My grandmother's flower garden, to the right as you faced the porch, was her pride and joy, perhaps the purest expression of herself—for she had an innate artistic bent, a love of beauty and poetry, that had nothing to do with her own biography: an isolated childhood up on Fletchers Ridge, marriage at sixteen, and a lack of formal education. But she never stopped learning. In her later years, she attended summer courses at Lake Junaluska, the Methodist version of Chautauqua. Their house was filled with books and catalogs that she had sent off for. She sent off for some of her plants, too, which bloomed in astonishing variety and profusion. Her garden was like an English garden, its flowers planted in clusters rather than rows. A clematis-covered white lattice arch shaded two benches and a table.
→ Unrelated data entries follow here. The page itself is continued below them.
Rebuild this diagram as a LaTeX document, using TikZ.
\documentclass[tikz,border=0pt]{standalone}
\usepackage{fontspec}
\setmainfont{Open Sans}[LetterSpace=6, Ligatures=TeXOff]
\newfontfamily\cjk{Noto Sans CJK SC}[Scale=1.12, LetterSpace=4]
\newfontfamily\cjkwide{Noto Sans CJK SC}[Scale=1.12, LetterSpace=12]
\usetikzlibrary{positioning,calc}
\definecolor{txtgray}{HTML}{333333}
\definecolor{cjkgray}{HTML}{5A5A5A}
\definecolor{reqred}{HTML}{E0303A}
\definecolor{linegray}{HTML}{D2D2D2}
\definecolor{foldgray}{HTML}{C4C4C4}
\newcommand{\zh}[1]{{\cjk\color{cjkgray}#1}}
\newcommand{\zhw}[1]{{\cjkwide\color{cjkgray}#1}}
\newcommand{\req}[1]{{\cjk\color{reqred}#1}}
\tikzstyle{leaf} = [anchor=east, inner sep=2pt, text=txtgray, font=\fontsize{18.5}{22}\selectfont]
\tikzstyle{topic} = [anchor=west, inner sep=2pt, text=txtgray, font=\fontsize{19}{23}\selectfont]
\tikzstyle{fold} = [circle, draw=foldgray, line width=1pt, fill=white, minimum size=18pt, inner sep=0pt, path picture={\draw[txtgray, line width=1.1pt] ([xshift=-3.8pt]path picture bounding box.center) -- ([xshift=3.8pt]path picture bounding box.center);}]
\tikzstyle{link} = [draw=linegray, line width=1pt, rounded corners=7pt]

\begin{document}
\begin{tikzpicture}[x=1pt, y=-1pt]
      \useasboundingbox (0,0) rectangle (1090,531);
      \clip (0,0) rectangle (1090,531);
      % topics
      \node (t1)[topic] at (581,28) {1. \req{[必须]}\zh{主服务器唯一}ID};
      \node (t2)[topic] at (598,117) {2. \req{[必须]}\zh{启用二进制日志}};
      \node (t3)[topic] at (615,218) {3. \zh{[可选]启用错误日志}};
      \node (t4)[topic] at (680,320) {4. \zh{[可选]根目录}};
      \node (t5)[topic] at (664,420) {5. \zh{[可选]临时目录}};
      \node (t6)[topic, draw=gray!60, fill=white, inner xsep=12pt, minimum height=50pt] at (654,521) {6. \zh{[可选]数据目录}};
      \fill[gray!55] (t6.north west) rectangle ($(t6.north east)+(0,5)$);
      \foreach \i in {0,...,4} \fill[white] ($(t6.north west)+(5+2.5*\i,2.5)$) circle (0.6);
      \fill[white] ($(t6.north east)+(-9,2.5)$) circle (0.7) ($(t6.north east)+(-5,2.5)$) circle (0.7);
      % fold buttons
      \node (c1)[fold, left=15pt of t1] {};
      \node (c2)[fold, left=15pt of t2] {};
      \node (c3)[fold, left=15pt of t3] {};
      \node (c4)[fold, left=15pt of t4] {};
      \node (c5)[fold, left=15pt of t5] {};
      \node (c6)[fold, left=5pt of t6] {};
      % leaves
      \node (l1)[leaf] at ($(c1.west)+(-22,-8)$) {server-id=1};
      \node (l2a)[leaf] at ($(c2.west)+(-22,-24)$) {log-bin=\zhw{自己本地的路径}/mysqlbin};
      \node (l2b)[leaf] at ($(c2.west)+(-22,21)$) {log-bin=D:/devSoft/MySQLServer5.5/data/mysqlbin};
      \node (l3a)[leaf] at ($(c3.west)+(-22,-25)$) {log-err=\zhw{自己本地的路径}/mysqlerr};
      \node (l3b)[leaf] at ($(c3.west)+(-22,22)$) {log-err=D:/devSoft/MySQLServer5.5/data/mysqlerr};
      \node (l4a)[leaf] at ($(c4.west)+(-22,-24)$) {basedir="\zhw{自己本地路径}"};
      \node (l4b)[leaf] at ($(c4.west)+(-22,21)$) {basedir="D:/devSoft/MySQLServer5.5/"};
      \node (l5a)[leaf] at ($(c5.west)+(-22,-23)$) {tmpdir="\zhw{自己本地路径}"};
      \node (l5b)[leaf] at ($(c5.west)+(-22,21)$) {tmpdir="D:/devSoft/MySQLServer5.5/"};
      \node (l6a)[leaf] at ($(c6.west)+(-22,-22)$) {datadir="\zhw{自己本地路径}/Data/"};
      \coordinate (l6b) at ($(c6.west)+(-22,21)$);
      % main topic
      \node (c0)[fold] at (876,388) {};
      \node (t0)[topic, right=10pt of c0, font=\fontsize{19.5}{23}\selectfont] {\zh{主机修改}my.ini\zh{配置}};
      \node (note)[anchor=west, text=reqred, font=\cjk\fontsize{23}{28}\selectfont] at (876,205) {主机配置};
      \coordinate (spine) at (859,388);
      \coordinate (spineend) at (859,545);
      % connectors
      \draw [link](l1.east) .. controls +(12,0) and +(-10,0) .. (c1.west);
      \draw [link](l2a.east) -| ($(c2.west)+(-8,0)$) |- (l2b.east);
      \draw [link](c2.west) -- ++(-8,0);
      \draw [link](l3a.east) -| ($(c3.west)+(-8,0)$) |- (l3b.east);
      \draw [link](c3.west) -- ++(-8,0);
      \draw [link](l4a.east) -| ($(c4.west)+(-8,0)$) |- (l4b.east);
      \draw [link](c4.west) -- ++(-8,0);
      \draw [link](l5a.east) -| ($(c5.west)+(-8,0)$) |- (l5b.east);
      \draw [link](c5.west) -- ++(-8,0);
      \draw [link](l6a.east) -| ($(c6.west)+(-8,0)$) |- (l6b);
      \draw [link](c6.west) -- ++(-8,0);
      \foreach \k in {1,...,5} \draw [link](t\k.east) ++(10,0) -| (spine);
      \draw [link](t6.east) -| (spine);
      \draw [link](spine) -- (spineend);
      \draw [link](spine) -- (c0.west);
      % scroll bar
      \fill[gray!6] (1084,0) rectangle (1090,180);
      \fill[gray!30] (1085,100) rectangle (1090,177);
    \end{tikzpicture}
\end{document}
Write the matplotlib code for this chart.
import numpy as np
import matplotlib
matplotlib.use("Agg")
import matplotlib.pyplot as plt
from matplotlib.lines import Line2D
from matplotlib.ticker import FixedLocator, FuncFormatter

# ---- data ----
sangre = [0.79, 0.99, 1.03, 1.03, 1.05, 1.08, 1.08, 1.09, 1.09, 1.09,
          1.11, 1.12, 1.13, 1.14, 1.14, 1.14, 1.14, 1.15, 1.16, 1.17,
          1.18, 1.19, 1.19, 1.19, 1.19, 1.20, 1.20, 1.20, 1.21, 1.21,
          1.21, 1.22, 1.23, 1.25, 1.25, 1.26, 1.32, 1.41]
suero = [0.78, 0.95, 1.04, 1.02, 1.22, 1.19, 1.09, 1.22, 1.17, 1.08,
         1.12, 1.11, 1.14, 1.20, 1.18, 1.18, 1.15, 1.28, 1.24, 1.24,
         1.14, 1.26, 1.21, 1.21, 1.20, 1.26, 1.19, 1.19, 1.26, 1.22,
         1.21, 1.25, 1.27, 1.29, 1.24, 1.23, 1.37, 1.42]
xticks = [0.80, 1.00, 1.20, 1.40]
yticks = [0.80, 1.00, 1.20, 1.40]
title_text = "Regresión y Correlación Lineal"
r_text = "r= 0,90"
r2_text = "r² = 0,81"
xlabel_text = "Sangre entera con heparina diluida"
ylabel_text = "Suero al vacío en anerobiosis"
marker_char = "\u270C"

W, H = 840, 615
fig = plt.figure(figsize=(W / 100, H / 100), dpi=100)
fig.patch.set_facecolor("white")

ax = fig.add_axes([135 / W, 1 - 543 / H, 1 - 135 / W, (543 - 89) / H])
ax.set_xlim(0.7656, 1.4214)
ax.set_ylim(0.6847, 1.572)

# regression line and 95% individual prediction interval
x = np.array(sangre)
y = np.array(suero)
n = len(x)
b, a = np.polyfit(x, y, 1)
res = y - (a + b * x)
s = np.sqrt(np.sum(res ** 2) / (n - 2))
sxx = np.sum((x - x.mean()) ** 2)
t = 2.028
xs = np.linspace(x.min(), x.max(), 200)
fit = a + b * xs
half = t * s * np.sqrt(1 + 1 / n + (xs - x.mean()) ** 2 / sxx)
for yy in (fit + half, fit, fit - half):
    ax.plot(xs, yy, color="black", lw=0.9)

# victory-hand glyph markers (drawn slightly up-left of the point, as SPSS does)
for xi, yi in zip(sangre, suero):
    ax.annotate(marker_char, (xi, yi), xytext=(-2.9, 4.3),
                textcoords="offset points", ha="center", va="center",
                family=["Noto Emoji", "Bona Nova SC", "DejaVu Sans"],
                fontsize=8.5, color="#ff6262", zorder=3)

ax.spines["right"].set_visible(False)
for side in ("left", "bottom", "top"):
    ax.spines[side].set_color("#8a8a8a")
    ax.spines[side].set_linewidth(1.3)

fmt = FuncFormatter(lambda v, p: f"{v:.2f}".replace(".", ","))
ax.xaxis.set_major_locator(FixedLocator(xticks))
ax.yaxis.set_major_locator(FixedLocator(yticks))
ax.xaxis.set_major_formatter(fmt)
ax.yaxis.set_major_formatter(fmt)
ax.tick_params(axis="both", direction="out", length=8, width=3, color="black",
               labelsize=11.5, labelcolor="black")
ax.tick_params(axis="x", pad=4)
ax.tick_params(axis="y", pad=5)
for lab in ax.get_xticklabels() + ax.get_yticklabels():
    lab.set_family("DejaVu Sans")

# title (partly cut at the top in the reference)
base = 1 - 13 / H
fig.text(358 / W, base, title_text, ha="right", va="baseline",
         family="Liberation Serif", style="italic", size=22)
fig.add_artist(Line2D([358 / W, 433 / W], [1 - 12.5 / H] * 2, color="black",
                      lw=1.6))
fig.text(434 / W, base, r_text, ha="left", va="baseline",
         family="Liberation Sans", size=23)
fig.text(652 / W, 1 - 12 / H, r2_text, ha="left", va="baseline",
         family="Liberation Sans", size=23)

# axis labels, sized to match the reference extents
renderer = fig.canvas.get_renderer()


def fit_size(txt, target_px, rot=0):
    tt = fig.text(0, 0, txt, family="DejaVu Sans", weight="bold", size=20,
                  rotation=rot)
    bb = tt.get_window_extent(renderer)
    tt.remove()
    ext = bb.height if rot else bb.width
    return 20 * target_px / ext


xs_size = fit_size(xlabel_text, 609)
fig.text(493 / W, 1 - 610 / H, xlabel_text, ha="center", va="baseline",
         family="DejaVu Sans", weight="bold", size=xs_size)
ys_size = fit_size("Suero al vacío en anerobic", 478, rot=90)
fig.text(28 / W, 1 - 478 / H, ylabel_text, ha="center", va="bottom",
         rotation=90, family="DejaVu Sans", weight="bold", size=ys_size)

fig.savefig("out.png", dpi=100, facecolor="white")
In curlicue lettering, an iron placard proclaimed:

The kiss of the sun for pardon,

The song of the birds for mirth,

I am nearer God's heart in a garden

Than anywhere else on earth.

The living room was too dark and too formal for me as a child, with its flowered carpet, velvet armchairs with fancy lace antimacassars on their backs and armrests, the hissing radiator behind them, and the piecrust table with its tiers of dainty knickknacks that I was just dying to break, particularly that white china lady from Japan. My grandmother would sit in a wine velvet wingchair, all dressed up in some kind of filmy voile dress with matching brooch and earrings. She seemed to have hundreds of these sets. When she died, I was astonished to learn that they were all fake. Grandmother—for this is what we were instructed to call her at all times—received a steady stream of visitors. Years later, I learned that my own mother had first developed serious colitis “about the time I realized that I was expected to visit your grandmother every day.”